I somehow doubt the NSA would be the ones building it. It would probably be farmed out by the govt like the ACA website.

I agree it would be terrible if the govt ran it, but would make sense is for the govt to actually plan it and put regulations around it. Provide a framework for private companies to work off of.

That's why I said lending their talents. The NSA and FBI would definitely consult on something that big.

Actually they'd do it regardless of whether it was built by the public or private sector.

I'm in the DC area – so I know exactly how bloated and utterly incompetent most defense contractors are (I worked for a couple). So I have nearly zero faith in them doing a better job.

i would wager a fair amount of US dollars that, given past behavior/track record, the offensive mission of NSA would almost certainly result in some sort of backdoor that would eventually be used by opposing actors to pull down the data directly.

the defensive NSA guys would probably be blamed post-facto in some sort of delicious intra-organizational bull-bleep.

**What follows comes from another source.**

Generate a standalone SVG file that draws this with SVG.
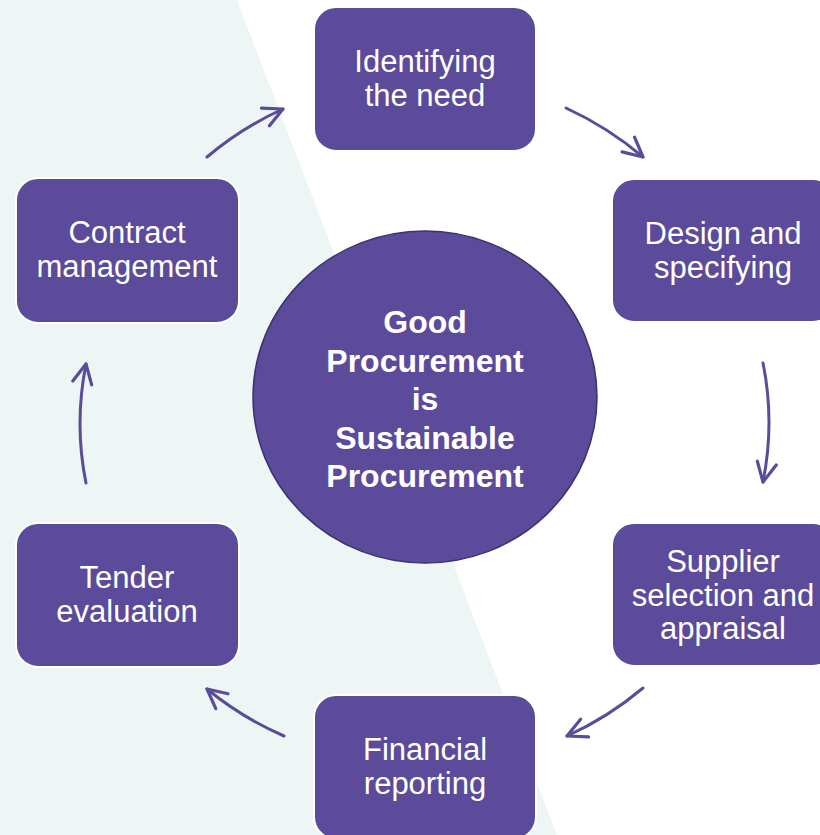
<svg xmlns="http://www.w3.org/2000/svg" width="820" height="835" viewBox="0 0 820 835">
  <style>
    .node { fill: #5B4B9A; stroke: #FFFFFF; stroke-width: 2; }
    .label { font-family: "Liberation Sans", Arial, sans-serif; font-size: 31px; fill: #FFFFFF; text-anchor: middle; }
    .center { font-family: "Liberation Sans", Arial, sans-serif; font-size: 32px; font-weight: bold; fill: #FFFFFF; text-anchor: middle; }
    .conn { fill: none; stroke: #5B4B9A; stroke-width: 3; stroke-linecap: round; }
  </style>
  <defs>
    <marker id="arrow" markerUnits="userSpaceOnUse" markerWidth="30" markerHeight="30" viewBox="-22 -14 26 28" refX="0" refY="0" orient="auto">
      <path d="M-18,-9 L0,0 L-18,9" fill="none" stroke="#5B4B9A" stroke-width="3" stroke-linecap="round" stroke-linejoin="round"/>
    </marker>
  </defs>
  <rect width="820" height="835" fill="#FFFFFF"/>
  <polygon points="0,0 237,0 557,835 0,835" fill="#EEF6F5"/>

  <g id="connectors">
    <path class="conn" d="M207,157 Q241.5,127.8 283,109" marker-end="url(#arrow)"/>
    <path class="conn" d="M566,108 Q608,127.3 643,157" marker-end="url(#arrow)"/>
    <path class="conn" d="M763,363 Q775,422 763,482" marker-end="url(#arrow)"/>
    <path class="conn" d="M643,688 Q608,717.5 567,736" marker-end="url(#arrow)"/>
    <path class="conn" d="M284,736 Q242.4,718 207,689" marker-end="url(#arrow)"/>
    <path class="conn" d="M86,483 Q74,424 86,364" marker-end="url(#arrow)"/>
  </g>

  <g id="center">
    <ellipse cx="425" cy="397" rx="172" ry="166" fill="#5B4B9A" stroke="#3E3170" stroke-width="1.5"/>
    <text class="center" x="425" y="333">Good</text>
    <text class="center" x="425" y="371.5">Procurement</text>
    <text class="center" x="425" y="410">is</text>
    <text class="center" x="425" y="448.5">Sustainable</text>
    <text class="center" x="425" y="487">Procurement</text>
  </g>

  <g id="identifying">
    <rect class="node" x="314" y="7" width="222" height="144" rx="22"/>
    <text class="label" x="425" y="72">Identifying</text>
    <text class="label" x="425" y="106">the need</text>
  </g>

  <g id="design">
    <rect class="node" x="612" y="179" width="223" height="143" rx="22"/>
    <text class="label" x="723" y="244">Design and</text>
    <text class="label" x="723" y="278">specifying</text>
  </g>

  <g id="supplier">
    <rect class="node" x="612" y="523" width="223" height="143" rx="22"/>
    <text class="label" x="723" y="572">Supplier</text>
    <text class="label" x="723" y="606">selection and</text>
    <text class="label" x="723" y="639">appraisal</text>
  </g>

  <g id="financial">
    <rect class="node" x="314" y="695" width="222" height="144" rx="22"/>
    <text class="label" x="425" y="760">Financial</text>
    <text class="label" x="425" y="794">reporting</text>
  </g>

  <g id="tender">
    <rect class="node" x="16" y="523" width="223" height="144" rx="22"/>
    <text class="label" x="127" y="588">Tender</text>
    <text class="label" x="127" y="622">evaluation</text>
  </g>

  <g id="contract">
    <rect class="node" x="16" y="178" width="223" height="145" rx="22"/>
    <text class="label" x="127" y="243">Contract</text>
    <text class="label" x="127" y="277">management</text>
  </g>
</svg>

That's a different argument. I'm addressing this notion that the government is oh so incompetent and the only people that can do this is the private sector, when many countries have upgraded to excellent government-run (but private sector built) payment systems that work just fine.
I respectfully doubt many talented folks are giving up $500k+/year jobs to work for Uncle Sam at below market rates.
No it's the opposite. A lot of people getting $500k were trained by Uncle Sam and left.

My point was that you can't say the government would mess it up when the government (really, many governments as I outlined above) has done a phenomenal job of training many of our best private sector hackers.

> My point was that you can't say the government would mess it up when the government (really, many governments as I outlined above) has done a phenomenal job of training many of our best private sector hackers.

That's very different from saying that the government's core competencies include developing and operating secure consumer-facing web services that are also convenient to use.

There's a very big difference between having the raw resources and actually executing.

I forgot to mention another point that someone else mentioned (and I added to).

I live in the DC area. If you think that your average government contractor would do a much better job, you'd be shocked.

The NSA has a history of being so offence-focused that it wouldn't be very wise to trust them.
Alternatively, it has a public reputation of being extremely offense-focused.
well, we know without a doubt that they withhold info related to vulnerabilities in order to prioritize continued offensive success. that doesn't bode well for any non-offensive work, and there's no reason to believe that has changed.